As we moved through a new chapter each day in class, the content became strikingly familiar. It felt as if I was walking alongside the main character through her journey of violence, fear and fight to survive. I related much of her experience to my own as well as to Mom’s. It came as complete surprise to me to find a book that discussed, what I believed was, such a secretive topic. I was amazed to hear there were nearly identical stories out there happening to other people. It felt like a switch had turned on all the lights to a room that had long been dark and dormant. For the first time, I was explained the cycles of violence; The Tension building phase, The Battering phase and the Honeymoon Phase. There it was, all the pieces of my life put together like a child’s puzzle. All describing Ian with incredible precision. It was dead on.
Why had I never known this? How could I have never known this? I sat in my seat with my jaw on the floor listening to my teacher finally make sense of my entire life’s story and answering all the questions that made me believe I was crazy for even thinking. Did Mom know this? My teacher was the first to explain what I had questioned for so long and although in a class of 25, it seemed like she was speaking to me.

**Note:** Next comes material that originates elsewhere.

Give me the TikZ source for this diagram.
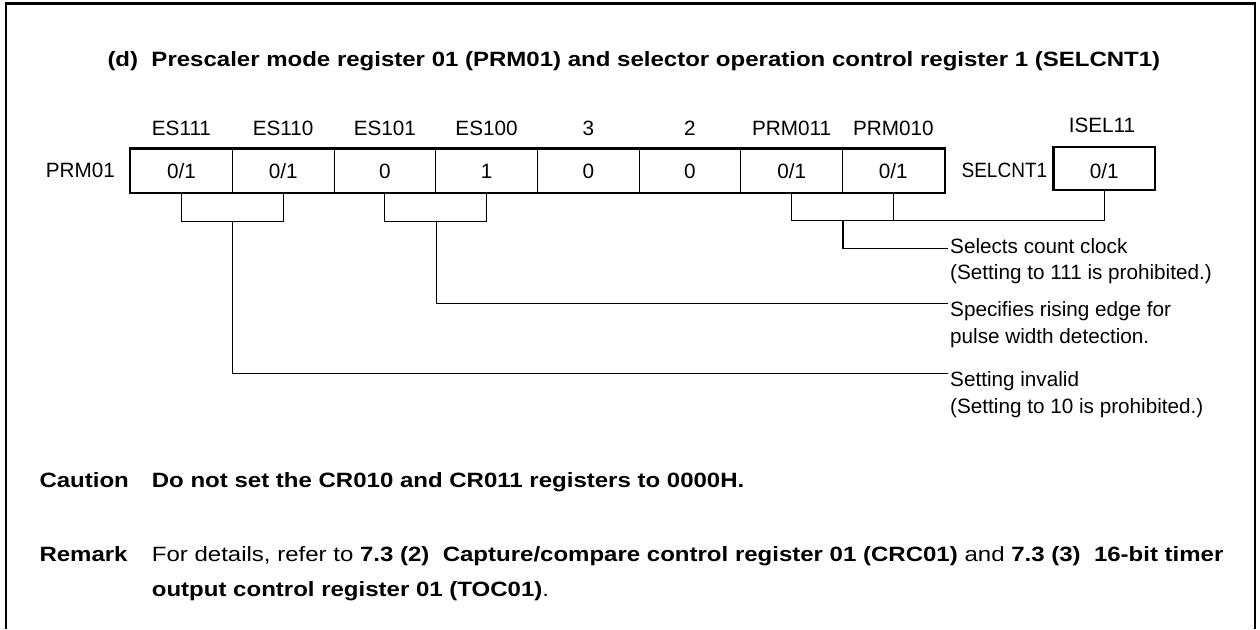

Up until that point, I didn’t believe this was something anyone could make sense of. If you could, you had magical powers from faraway lands. My thoughts began to race. I replayed every memory of tension, every memory of hurt and pain that, no longer coincidentally, was always followed with sweet, apologetic lies. All these years, I thought I was alone in dealing with this terrible monstrosity. With the limited knowledge I had prior to this class, I had tried to make sense of this life, but never could. At last, I had the answers.
I finished the book ahead of schedule and reread the chapters along with my class. Days after we finished the novel, we sat in the lecture hall greeted by a guest speaker with a personal story to tell on dating violence. My class as well as others, flooded into the lecture hall searching for a seat; I went straight to the front.
When all where quiet, he began. He told us of a story about his daughter, a boy she had met and all the horror that consumed his life thereafter. A young teenager, about my age, who was trapped by the same cycle of violence we had just learned about. He became tearful as he spoke to us of the pain this boy had caused his daughter and how eventually, he caused her death. A terribly difficult story to tell, but he urged us never to fall victim to such evil and to help others who may be blinded by this illusion of love.
By the end his personal, heart gripping story, I was in tears and never did I think for a single moment Mom’s situation would ever go as far as his daughter’s.